Understanding how to read a z-table is a fundamental skill in statistics, providing the precise probability associated with a specific z-score in a standard normal distribution. This ability transforms an abstract statistical calculation into a concrete probability value, which is essential for hypothesis testing and the construction of confidence intervals. Mastering this lookup process allows you to interpret the results of analyses correctly and communicate findings with statistical validity.
The Logic Behind the Standard Normal Table
The foundation of using this tool lies in grasping what the standard normal distribution represents. It is a theoretical bell-shaped curve with a mean of zero and a standard deviation of one, serving as a universal reference for all normal distributions. A z-score essentially indicates how many standard deviations a specific data point is away from the mean, effectively standardizing any normal distribution. The table itself provides the cumulative area under the curve to the left of a given z-score, which corresponds to the probability of observing a value less than or equal to that point.
Anatomy of a Z-Table Layout
Before interpreting values, you must familiarize yourself with the table's structure. Typically, the leftmost column displays the z-score up to one decimal place, while the top row specifies the second decimal place. The intersecting cell contains the cumulative probability, usually expressed as a decimal between 0 and 1. Understanding this grid system is crucial for accurate reading, as it dictates how you locate the specific area under the curve for your calculation.
Step-by-Step Lookup Process
To find the probability for a specific z-score, such as 1.42, you follow a precise sequence. First, locate the row corresponding to the first digit and the first decimal place, which is 1.4 in this example. Next, move across that row to the column representing the second decimal place, which is 0.02. The value at this intersection is the cumulative probability, often read as "the area to the left." For a z-score of 1.42, this value is approximately 0.9222, indicating that 92.22% of the data falls below this point.
Distinguishing Between Cumulative and Tail Probabilities
A common point of confusion arises between the table's output and the specific question being asked. The standard table typically provides the cumulative probability from the far left up to the z-score. If your problem requires the area to the right (the upper tail), you must subtract the found value from one. For instance, if the table gives you 0.9222 for a z-score of 1.42, the probability of a value being greater than 1.42 is 1 minus 0.9222, which equals 0.0778. This distinction is vital for correctly solving probability questions.
Handling Negative Z-Scores
The presence of negative z-scores indicates values below the mean, and the table accounts for this with a symmetric layout. Because the normal distribution is symmetric, the tables often utilize the property that the area to the left of a negative z-score is equal to the area to the right of the positive equivalent. Some tables are designed specifically for negative values, showing the smaller left-tail probabilities directly. If using a standard table that only lists positive values, you can find the area for the corresponding positive z-score and subtract it from 1 to get the left-tail probability for the negative score.

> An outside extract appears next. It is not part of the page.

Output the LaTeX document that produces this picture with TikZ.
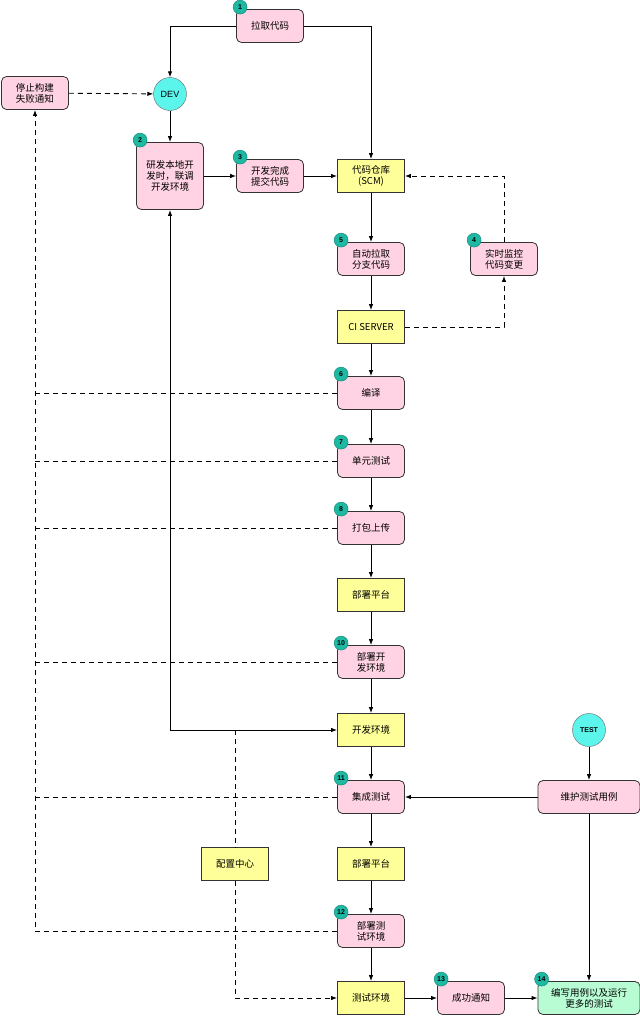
\documentclass[tikz,border=0pt]{standalone}
\usepackage{fontspec}
\setmainfont{Liberation Sans}
\newfontfamily\cjk{Noto Sans CJK SC}
\usetikzlibrary{arrows.meta,calc}
\definecolor{pk}{HTML}{FFD3E3}
\definecolor{yl}{HTML}{FFFF99}
\definecolor{cy}{HTML}{5CF5EC}
\definecolor{gr}{HTML}{B8FCD4}
\definecolor{tl}{HTML}{1DB9A3}
\begin{document}
\begin{tikzpicture}[x=1pt,y=-1pt,
 base/.style={draw=black!80,line width=0.8pt,minimum height=33pt,align=center,font=\cjk\fontsize{9.5}{11}\selectfont,inner sep=1pt},
 pb/.style={base,fill=pk,rounded corners=5pt,minimum width=67pt},
 yb/.style={base,fill=yl,minimum width=67pt},
 gb/.style={base,fill=gr,rounded corners=5pt,minimum width=102pt},
 cir/.style={circle,draw=black!60,fill=cy,minimum size=33pt,inner sep=0pt,font=\fontsize{9}{10}\selectfont},
 bd/.style={circle,fill=tl,draw=tl!70!black,minimum size=14pt,inner sep=0pt,font=\bfseries\fontsize{7}{8}\selectfont},
 ar/.style={line width=0.9pt,-{Latex[length=6pt,width=4.5pt]}},
 da/.style={line width=0.9pt,dash pattern=on 5pt off 4pt},
 daa/.style={da,-{Latex[length=6pt,width=4.5pt]}}]
\useasboundingbox (0,0) rectangle (640,1018);
\node[pb] (n1) at (270,26) {拉取代码};
\node[cir] (dev) at (170,94) {DEV};
\node[pb] (stop) at (35,93) {停止构建\\失败通知};
\node[pb,minimum height=67pt] (n2) at (170,176) {研发本地开\\发时，联调\\开发环境};
\node[pb] (n3) at (270,176) {开发完成\\提交代码};
\node[yb] (scm) at (371,176) {代码仓库\\(SCM)};
\node[pb] (n5) at (371,259) {自动拉取\\分支代码};
\node[pb] (n4) at (504,259) {实时监控\\代码变更};
\node[yb] (ci) at (371,327) {CI SERVER};
\node[pb] (n6) at (371,393) {编译};
\node[pb] (n7) at (371,461) {单元测试};
\node[pb] (n8) at (371,528) {打包上传};
\node[yb] (dp1) at (371,595) {部署平台};
\node[pb] (n10) at (371,662) {部署开\\发环境};
\node[yb] (dev2) at (371,730) {开发环境};
\node[pb] (n11) at (371,797) {集成测试};
\node[yb] (dp2) at (371,864) {部署平台};
\node[pb] (n12) at (371,931) {部署测\\试环境};
\node[yb] (te) at (371,998) {测试环境};
\node[yb] (cfg) at (235,864) {配置中心};
\node[cir,font=\bfseries\fontsize{7}{8}\selectfont] (test) at (589,730) {TEST};
\node[pb,minimum width=102pt] (mt) at (589,797) {维护测试用例};
\node[pb] (n13) at (471,998) {成功通知};
\node[gb] (n14) at (589,998) {编写用例以及运行\\更多的测试};
\foreach \n/\t in {n1/1,n2/2,n3/3,n5/5,n4/4,n6/6,n7/7,n8/8,n10/10,n11/11,n12/12,n13/13,n14/14}
  \node[bd] (b\t) at ($(\n.north west)+(4,-2)$) {\t};
% solid
\draw[ar] (n1.west) -| (dev.north);
\draw[ar] (n1.east) -| (scm.north);
\draw[ar] (dev) -- (n2);
\draw[ar] (n2) -- (n3);
\draw[ar] (n3) -- (scm);
\draw[ar] (scm) -- (n5);
\draw[ar] (n5) -- (ci);
\draw[ar] (ci) -- (n6);
\draw[ar] (n6) -- (n7);
\draw[ar] (n7) -- (n8);
\draw[ar] (n8) -- (dp1);
\draw[ar] (dp1) -- (n10);
\draw[ar] (n10) -- (dev2);
\draw[ar] (dev2) -- (n11);
\draw[ar] (n11) -- (dp2);
\draw[ar] (dp2) -- (n12);
\draw[ar] (n12) -- (te);
\draw[ar] (te) -- (n13);
\draw[ar] (n13) -- (n14);
\draw[ar] (test) -- (mt);
\draw[ar] (mt) -- (n11);
\draw[ar] (mt) -- (n14);
\draw[line width=0.9pt,{Latex[length=6pt,width=4.5pt]}-{Latex[length=6pt,width=4.5pt]}] (n2.south) |- (dev2.west);
% dashed
\draw[daa] (stop) -- (dev);
\draw[daa] (ci.east) -| (n4.south);
\draw[daa] (n4.north) |- (scm.east);
\coordinate (lb) at (35,931);
\draw[daa] (n12.west) -- (lb) -- (stop.south);
\foreach \n in {n6,n7,n8,n10,n11} \draw[da] (\n.west) -- (\n.west -| lb);
\coordinate (ct) at (235,730);
\draw[da] (ct) -- (cfg.north);
\draw[daa] (cfg.south) |- (te.west);
\end{tikzpicture}
\end{document}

Practical Application in Hypothesis Testing
Reading this table becomes critical when determining statistical significance in hypothesis testing. In a two-tailed test at the 5% significance level, you are looking for the z-scores that capture 2.5% in each tail. By consulting the table in reverse, you identify that the critical z-scores are approximately ±1.96. If your calculated test statistic exceeds this threshold, you reject the null hypothesis. This process demonstrates how the table moves from theoretical probabilities to concrete decisions about data.